Worked example: Seller has a $280,000 VA loan balance at 2.75% with 26 years left. House is worth $425,000. You assume the $280K loan (P&I $1,285/mo). You need to pay the seller $145K cash or finance it via a second lien at today's rates. Bring $50K cash, finance $95K as a second at 8.5% / 15 years = $936/mo. Blended payment = $2,221/mo. A new $375K purchase loan at 7% would be $2,494/mo P&I — assumption saves $273/mo.
Which loans are assumable
- VA loans: assumable by anyone (doesn't need to be a veteran). Funding fee applies to the assuming borrower.
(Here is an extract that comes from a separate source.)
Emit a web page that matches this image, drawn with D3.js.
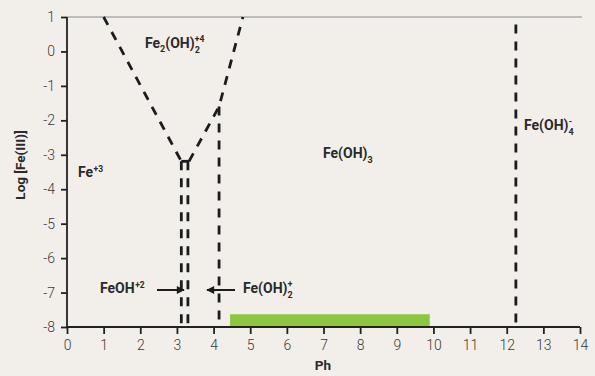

- FHA loans: assumable by owner-occupiers. Originated before 1986 may be freely assumable; after 1986 require creditworthy assumption.
- USDA loans: assumable with approval.
- Conventional: almost never assumable. Contains a due-on-sale clause.
The equity bridge problem
The biggest obstacle to assumption is funding the difference between the loan balance and the purchase price. On a home that's appreciated, that gap can be $100K-$200K+. Options:
- Cash from buyer. Cleanest but requires serious savings.
- Second mortgage or HELOC. Blended rate math above.
- Seller financing. Seller takes back a note for the equity gap at a negotiated rate. Growing in popularity.
VA entitlement substitution
If a non-veteran assumes a VA loan, the seller's VA entitlement stays tied up until the loan is paid off. The seller cannot get a new VA loan until that happens. Veterans selling assumable loans strongly prefer veteran buyers who can substitute their own entitlement.